Now, how many are “quite a number” compared to the needs of the nation? Antonio’s 400-year list represents far too small a number compared to the hundreds and thousands of works in regional and world literature produced during the period. Pity the language where the annual output in translation work can be counted by 10 fingers. Lazy the nation which resorts to meetings and conferences on how to do good translations instead of producing actual translations. In such meetings, I fear that papers and talks, instead of resulting from past experiences, come from alien theories reflecting experiences of other languages not necessarily of use to our needs.
The NCCA KWS article on translation work sees the need for “a national translation program that would define the direction of translation work, monitor the finished works, set standards and policies, and in general serve as guide for individuals and institutions wanting to do translation work. It is through such a program that would indicate which fields need more attention, and which fields are already rich in literature.” Sad to say, no field is yet as rich in literature as needed. A lot remains to be done. But what should guide us in this task?
From the sixteenth to the nineteenth centuries, the colonial other defined our translation needs. By means fair or foul, we saw the virtue of a new religion, became confused with a new mathematics, and kept our values, be they supportive or disruptive of the regnant Roman Law.

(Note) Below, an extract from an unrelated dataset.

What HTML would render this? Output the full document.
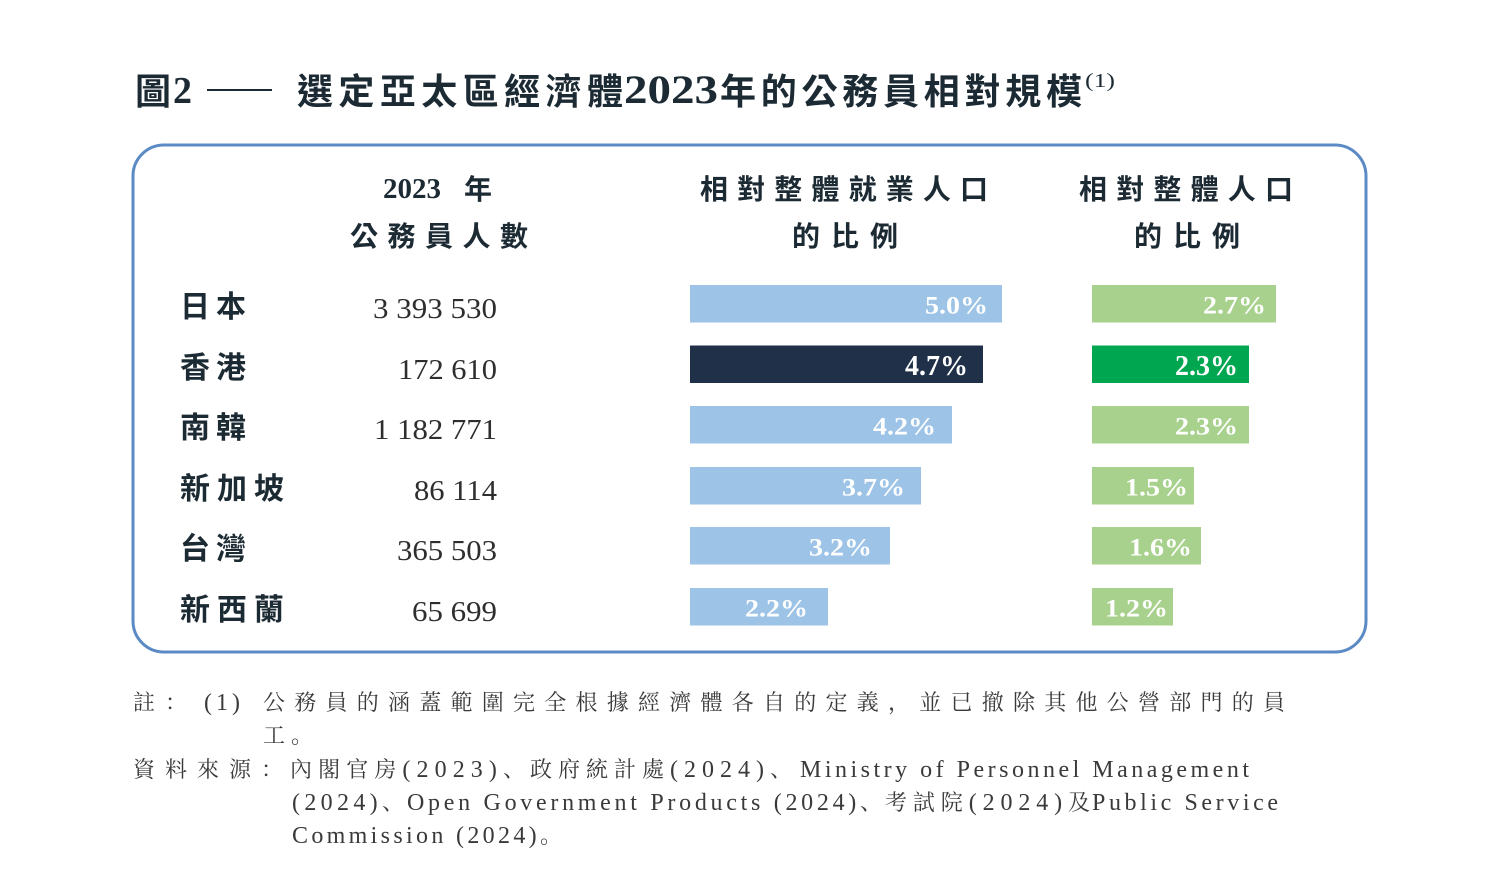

If translation was used to serve the purpose of the colonial power at that time, should it not be used now to serve our own purposes as a people? Having defined the Other, we have defined ourselves. Having defined ourselves, we should by now be clear about our intellectual needs. It will be a pity if a hundred years after our birth as a nation, we still could not define our translation needs.
Such is the general situation of translation work in Filipino by the year 2000.